Human Rights have become so ubiquitous in daily life that they appear as one of the most naturalized, self-evident “facts” of our time. Rights of women, immigrants, minorities, refugees, children, people with needs, religious communities - they are common part of political speeches, legal acts or commentaries in media. The aim of the course is to take human rights out of this naturalization, and show them in a new light of constant, revolutionary change, in their capacity to question our prejudice and privileges, and to demand equality on different scales and for different groups.
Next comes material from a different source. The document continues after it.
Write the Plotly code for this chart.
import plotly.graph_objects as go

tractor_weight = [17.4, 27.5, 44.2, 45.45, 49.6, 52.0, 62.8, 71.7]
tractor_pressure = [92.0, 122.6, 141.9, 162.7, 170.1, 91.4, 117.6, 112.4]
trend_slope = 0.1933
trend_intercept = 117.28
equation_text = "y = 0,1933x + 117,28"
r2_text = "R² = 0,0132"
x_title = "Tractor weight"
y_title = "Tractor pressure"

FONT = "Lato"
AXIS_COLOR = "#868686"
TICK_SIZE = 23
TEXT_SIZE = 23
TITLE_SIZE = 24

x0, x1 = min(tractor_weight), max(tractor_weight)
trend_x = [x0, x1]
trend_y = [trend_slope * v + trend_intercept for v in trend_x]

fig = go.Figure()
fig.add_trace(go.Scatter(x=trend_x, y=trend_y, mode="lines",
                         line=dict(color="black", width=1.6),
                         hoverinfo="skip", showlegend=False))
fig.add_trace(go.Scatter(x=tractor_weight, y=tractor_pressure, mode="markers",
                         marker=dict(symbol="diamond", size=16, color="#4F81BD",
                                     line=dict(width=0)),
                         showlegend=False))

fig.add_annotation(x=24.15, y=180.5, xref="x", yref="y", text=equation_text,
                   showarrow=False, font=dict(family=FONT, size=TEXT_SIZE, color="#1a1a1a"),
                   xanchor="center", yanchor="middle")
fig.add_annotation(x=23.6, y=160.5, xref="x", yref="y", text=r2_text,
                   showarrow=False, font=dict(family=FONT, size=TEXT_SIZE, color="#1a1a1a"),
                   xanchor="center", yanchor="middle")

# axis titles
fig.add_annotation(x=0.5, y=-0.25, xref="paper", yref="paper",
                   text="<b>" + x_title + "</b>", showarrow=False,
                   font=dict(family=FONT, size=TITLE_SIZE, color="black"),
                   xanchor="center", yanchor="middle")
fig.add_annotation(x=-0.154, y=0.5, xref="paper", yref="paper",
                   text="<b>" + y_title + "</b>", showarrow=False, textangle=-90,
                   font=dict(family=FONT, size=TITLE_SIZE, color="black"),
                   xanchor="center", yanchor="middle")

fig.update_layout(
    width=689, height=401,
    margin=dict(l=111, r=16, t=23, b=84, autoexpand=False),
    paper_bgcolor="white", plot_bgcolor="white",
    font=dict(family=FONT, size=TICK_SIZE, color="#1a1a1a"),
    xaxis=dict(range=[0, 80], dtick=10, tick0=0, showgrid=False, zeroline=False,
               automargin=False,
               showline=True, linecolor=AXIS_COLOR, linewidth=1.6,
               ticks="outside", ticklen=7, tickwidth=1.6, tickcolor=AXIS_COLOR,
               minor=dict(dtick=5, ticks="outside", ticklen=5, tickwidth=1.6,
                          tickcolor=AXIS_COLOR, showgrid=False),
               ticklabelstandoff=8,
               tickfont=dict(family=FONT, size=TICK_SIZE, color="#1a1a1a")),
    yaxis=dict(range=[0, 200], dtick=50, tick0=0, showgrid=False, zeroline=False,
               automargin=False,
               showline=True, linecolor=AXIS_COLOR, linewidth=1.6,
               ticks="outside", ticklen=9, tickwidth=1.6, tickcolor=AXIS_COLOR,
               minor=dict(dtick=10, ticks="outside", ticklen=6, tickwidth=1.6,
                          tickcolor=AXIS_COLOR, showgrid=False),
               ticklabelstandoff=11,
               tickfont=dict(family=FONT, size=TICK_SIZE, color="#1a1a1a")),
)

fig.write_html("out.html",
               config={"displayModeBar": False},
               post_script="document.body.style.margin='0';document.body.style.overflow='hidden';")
First part of the course is dedicated to origins of human rights, namely the French Declaration of Human Rights, the American Declaration of Independence and two centuries later, the UN Declaration of Human Rights, and its conceptual relation to different worldviews, e.g. cosmopolitanism, nationalism, capitalism, communism etc. The main question asked is whether human rights deserve to be called universal, or they appear as part of one particular ideology force especially vis-à-vis their relation to culture-specific issues. Moreover, two important processes for development and spreading of human rights are addressed, globalization and establishment of different transnational legal mechanisms for their protection, e.g. the European Court of Human Rights, the ICC etc.
Second part of the course deals with specific groups and their demands for human rights, looking at women’s rights, LGBT rights, rights of children, addressing particular issue defenders’ of rights of those groups raised, and legislations they were able to gain. The literature offered basically deals with history of different human rights movements, and how they changed notion of politically correct speech.
Finally, in third part three case studies are going to be addressed, namely right to privacy, rights of refugees and right to protect, and particular ways these cases were addressed in public discourses by media, politicians and NGOs creating discourses on human rights.
In media discourses on human rights, the focus will be on the NSA affair, and students will be asked to analyze writings of several US, UK and German media, in order to show different ways printed media reacted the affair, and the differences in roles ascribed to alleged victims, human rights defenders and human rights violators.
The second case study will deal with politicians discourses on refugees in Europe, where we will analyze speeches of presidents and prime ministers in Europe, after the infamous Lampedusa tragedy, to show tension between promise of human rights and their practical enforcement, as well as state-centered system of human rights protections.
Finally, public discourses on intervention and conflict are going to be addressed, focusing on main arguments in favor of "right to protect" (R2P) as a human right of potential victims and its conflict with long establish traditions of sovereignty on one hand, and global justice on the other.